The Conservative Party of Canada supports the desire of Urban, Remote and Northern Indigenous Peoples for autonomy over their housing needs, in line with the “For Indigenous, By Indigenous” (FIBI) principle.

The fundamental nature of this principle, however, is that Indigenous Peoples decide for themselves how their housing needs are addressed. While this report contains helpful information and shares the realities faced by many, the recommendations are wordy, confusing, and overly prescriptive.

This is the result, in no small part, of the Liberals’ use of their numerical advantage to torque the study’s recommendations in an effort to pre-emptively fit the needs and direction of the government.  Despite those efforts, it is clear that this Liberal government has failed to deliver on their years’ long promise to create a dedicated, funded program within the National Housing Strategy to address the housing needs gap for the 87 percent of Indigenous Peoples not living on reserve lands, but in the urban, rural, and northern parts of Canada.

Housing insufficient to needs is a reality for more than one hundred thousand Indigenous people – completely unacceptable circumstances that should concern every Canadian. As requested by this committee, the Parliamentary Budget Officer investigated this issue and identified “a $636 million annual gap between what these [Indigenous] households pay for shelter and the level deemed affordable by the Canada Mortgage and Housing Corporation (CMHC).”

In the interest of brevity and clarity, we submit alternate, but very much analogous, recommendations built from this report, which certain members of the committee would not entertain in their virtue-signaling obstinacy and steadfast commitment to federal paternalism.

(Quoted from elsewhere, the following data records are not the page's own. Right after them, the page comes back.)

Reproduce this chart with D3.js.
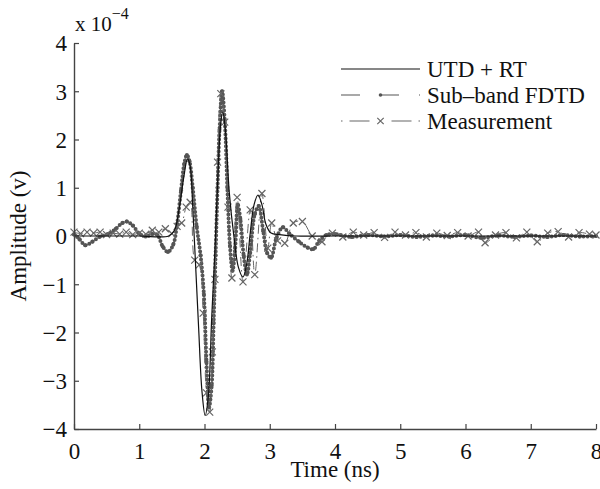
<!DOCTYPE html>
<html lang="en">
<head>
<meta charset="UTF-8">
<title>Amplitude vs time</title>
<script src="https://cdnjs.cloudflare.com/ajax/libs/d3/7.8.5/d3.min.js"></script>
<style>
*{margin:0;padding:0;box-sizing:border-box}
body{background:#fff;width:600px;height:489px;overflow:hidden}
svg{display:block}
</style>
</head>
<body>
<div id="chart"></div>
<script>
// values in units of 1e-4 V, time in ns
const utdT = [0,0.5,1.0,1.45,1.54,1.61,1.68,1.74,1.78,1.82,1.86,1.91,1.96,2.01,2.06,2.11,2.16,2.21,2.25,2.28,2.32,2.38,2.45,2.52,2.59,2.65,2.70,2.76,2.82,2.88,2.94,3.02,3.15,3.4,4,8];
const utdV = [0,0,0,0,0.12,0.55,1.2,1.6,1.45,0.6,-0.5,-1.9,-3.2,-3.72,-3.3,-1.7,-0.3,1.4,2.35,2.57,2.2,0.9,0,-0.65,-0.85,-0.55,0.05,0.65,0.85,0.65,0.25,0.06,0.03,0,0,0];

const fdtdT = [0,0.08,0.17,0.28,0.40,0.52,0.64,0.74,0.81,0.90,1.00,1.10,1.20,1.28,1.36,1.44,1.52,1.58,1.64,1.69,1.73,1.77,1.82,1.88,1.94,1.99,2.03,2.07,2.11,2.14,2.17,2.20,2.23,2.27,2.31,2.35,2.39,2.43,2.47,2.51,2.55,2.60,2.65,2.70,2.77,2.83,2.90,2.96,3.02,3.10,3.20,3.30,3.45,3.58,3.67,3.76,3.87,4.0,4.25,4.5,4.75,5.0,5.25,5.5,5.75,6.0,6.25,6.5,6.75,7.0,7.25,7.5,7.75,8.0];
const fdtdV = [0.03,-0.06,-0.19,-0.12,-0.01,0.04,0.15,0.27,0.30,0.22,0.05,-0.01,0.04,0.02,-0.22,-0.33,-0.18,0.25,0.95,1.5,1.68,1.55,1.0,0.2,-0.4,-1.2,-2.6,-3.55,-3.1,-1.8,-0.4,1.0,2.2,3.0,2.4,1.0,-0.2,-0.72,-0.25,0.65,0.35,-0.4,-0.8,-0.35,0.45,0.62,0.1,-0.35,-0.45,-0.05,0.18,0.05,-0.12,-0.24,-0.27,-0.1,0.02,0.04,-0.02,0.02,-0.01,0.02,-0.02,0.01,-0.01,0.02,-0.04,0.01,-0.02,0.01,-0.02,0.02,-0.01,0];

const measT = [0,0.1,0.2,0.3,0.4,0.5,0.6,0.7,0.8,0.9,1.0,1.1,1.2,1.3,1.4,1.5,1.58,1.65,1.72,1.78,1.85,1.92,1.98,2.03,2.08,2.12,2.16,2.2,2.25,2.31,2.36,2.42,2.5,2.59,2.7,2.77,2.88,2.97,3.03,3.12,3.23,3.36,3.5,3.65,3.8,3.96,4.12,4.28,4.44,4.6,4.76,4.92,5.08,5.24,5.4,5.56,5.72,5.88,6.04,6.2,6.3,6.46,6.62,6.78,6.94,7.1,7.26,7.42,7.58,7.74,7.9,8.0];
const measV = [0.08,0.05,0.08,0.06,0.08,0.03,0.06,0.04,0.08,0.03,0.06,0.04,0.12,0.08,0.15,0.05,0.2,0.27,0.6,0.7,-0.5,-0.6,-1.6,-3.25,-3.65,-2.4,-0.9,1.53,2.95,2.36,0.6,-0.87,0.8,-0.95,0.54,-0.8,0.88,-0.25,0.27,-0.1,-0.15,0.27,0.3,0,-0.12,0.06,-0.02,0.08,0.02,0.07,-0.03,0.08,0.02,0.07,-0.02,0.06,0.01,0.07,0,0.08,-0.14,0.02,0.07,-0.04,0.08,-0.12,0.06,0.09,-0.02,0.07,0.04,0.02];

const xTicks = [0,1,2,3,4,5,6,7,8];
const yTicks = [-4,-3,-2,-1,0,1,2,3,4];
const legendNames = ["UTD + RT","Sub\u2013band FDTD","Measurement"];

const FONT='"Liberation Serif"';
const W=600,H=489,mg={t:43,r:4,b:60,l:74};
const x=d3.scaleLinear().domain([0,8]).range([mg.l,W-mg.r]);
const y=d3.scaleLinear().domain([-4,4]).range([H-mg.b,mg.t]);
const svg=d3.select('#chart').append('svg').attr('width',W).attr('height',H);

const zip=(T,V)=>T.map((t,i)=>({t,v:V[i]}));
const utd=zip(utdT,utdV),fdtd=zip(fdtdT,fdtdV),meas=zip(measT,measV);
const line=d3.line().x(d=>x(d.t)).y(d=>y(d.v)).curve(d3.curveCatmullRom.alpha(0.5));

const g=svg.append('g');
// FDTD: dashed line with dense dot markers
g.append('path').attr('d',line(fdtd)).attr('fill','none').attr('stroke','#555').attr('stroke-width',1).attr('stroke-dasharray','10 6');
g.append('path').attr('d',line(fdtd)).attr('fill','none').attr('stroke','#555').attr('stroke-width',4)
  .attr('stroke-linecap','round').attr('stroke-dasharray','0 4');
g.selectAll('.fd').data(fdtd).join('circle').attr('cx',d=>x(d.t)).attr('cy',d=>y(d.v)).attr('r',2).attr('fill','#555');

// Measurement: dash-dot with x markers
g.append('path').attr('d',line(meas)).attr('fill','none').attr('stroke','#666').attr('stroke-width',1).attr('stroke-dasharray','9 4 1.5 4');
const cross=(sel,s)=>sel.append('path').attr('d',`M${-s},${-s}L${s},${s}M${-s},${s}L${s},${-s}`).attr('stroke','#666').attr('stroke-width',1.2).attr('fill','none');
g.selectAll('.ms').data(meas).join('g').attr('transform',d=>`translate(${x(d.t)},${y(d.v)})`).call(cross,3.5);

// UTD + RT: thin solid black
g.append('path').attr('d',line(utd)).attr('fill','none').attr('stroke','#111').attr('stroke-width',1.2);

// axes
const ax=svg.append('g').attr('transform',`translate(0,${H-mg.b})`)
  .call(d3.axisBottom(x).tickValues(xTicks).tickFormat(d3.format('d')).tickSizeInner(-5).tickSizeOuter(0).tickPadding(14));
const ay=svg.append('g').attr('transform',`translate(${mg.l},0)`)
  .call(d3.axisLeft(y).tickValues(yTicks).tickFormat(d3.format('d')).tickSizeInner(-5).tickSizeOuter(0).tickPadding(7));
[ax,ay].forEach(a=>{
  a.select('.domain').attr('stroke','#444').attr('stroke-width',1.4);
  a.selectAll('.tick line').attr('stroke','#444').attr('stroke-width',1.2);
  a.selectAll('.tick text').style('font-family',FONT).style('font-size','23px').attr('fill','#111')});
ay.selectAll('.tick text').attr('dy','0.34em');

const txt=(sel,size)=>sel.style('font-family',FONT).style('font-size',size+'px').attr('fill','#111');
svg.append('text').attr('x',(mg.l+W-mg.r)/2).attr('y',477).attr('text-anchor','middle').call(txt,23).text('Time (ns)');
svg.append('text').attr('transform',`translate(26,${y(0)}) rotate(-90)`).attr('text-anchor','middle').call(txt,23).text('Amplitude (v)');
const ex=svg.append('text').attr('x',75).attr('y',31).call(txt,21);
ex.append('tspan').text('x 10');
ex.append('tspan').attr('dy',-12).style('font-size','16px').text('\u22124');

// legend
const lg=svg.append('g');
const ly=[69,95,121],lx0=341,lx1=420;
lg.append('line').attr('x1',lx0).attr('x2',lx1).attr('y1',ly[0]).attr('y2',ly[0]).attr('stroke','#111').attr('stroke-width',1.2);
lg.append('line').attr('x1',lx0).attr('x2',lx1).attr('y1',ly[1]).attr('y2',ly[1]).attr('stroke','#555').attr('stroke-width',1.2).attr('stroke-dasharray','19 20');
lg.append('circle').attr('cx',(lx0+lx1)/2).attr('cy',ly[1]).attr('r',1.8).attr('fill','#555');
lg.append('line').attr('x1',lx0).attr('x2',lx1).attr('y1',ly[2]).attr('y2',ly[2]).attr('stroke','#666').attr('stroke-width',1.2).attr('stroke-dasharray','1.5 7 20 100');
lg.append('line').attr('x1',lx1).attr('x2',lx0).attr('y1',ly[2]).attr('y2',ly[2]).attr('stroke','#666').attr('stroke-width',1.2).attr('stroke-dasharray','1.5 7 20 100');
lg.append('g').attr('transform',`translate(${(lx0+lx1)/2},${ly[2]})`).call(cross,3.2);
legendNames.forEach((n,i)=>lg.append('text').attr('x',427).attr('y',ly[i]).attr('dy','0.33em').call(txt,23).text(n));
</script>
</body>
</html>
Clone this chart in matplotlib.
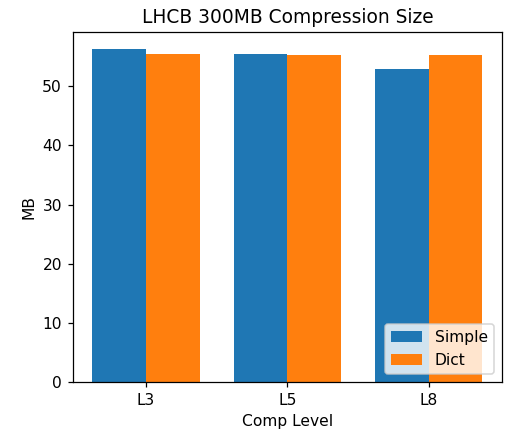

  1. That the Government of Canada and the other orders of government work with Indigenous peoples, governments, communities, and organizations to co-develop an Urban, Rural and Northern (URN) Indigenous Housing Strategy adhering to the “For Indigenous, By Indigenous” principle.
  2. That said URN Indigenous Housing Strategy be implemented as soon and with as few bureaucratic impediments as possible, with sustainable funding at a level commensurate to the gaps identified by the Parliamentary Budget Officer’s document referenced in this report.
  3. That the Government of Canada report back to the Committee on progress towards the development of a national housing strategy for Indigenous peoples living in urban, rural, remote and northern areas in a final report by November 2021.
  4. That Employment and Social Development Canada, in partnership with Indigenous peoples, communities, service providers, housing providers and organizations, review and evaluate Reaching Home’s coordinated access systems, expand the number of Indigenous-led community entities in the program, identify and correct administrative bottlenecks, and report back to the Committee on these items with a final report by November 2021.
  5. That the federal government and Statistics Canada commit to collect and publish improved data on both existing programs, and detailed population statistics of urban, rural and northern Indigenous people and communities to support the work of the proposed new URN program and report back to the Committee on these items with a final report by November 2021.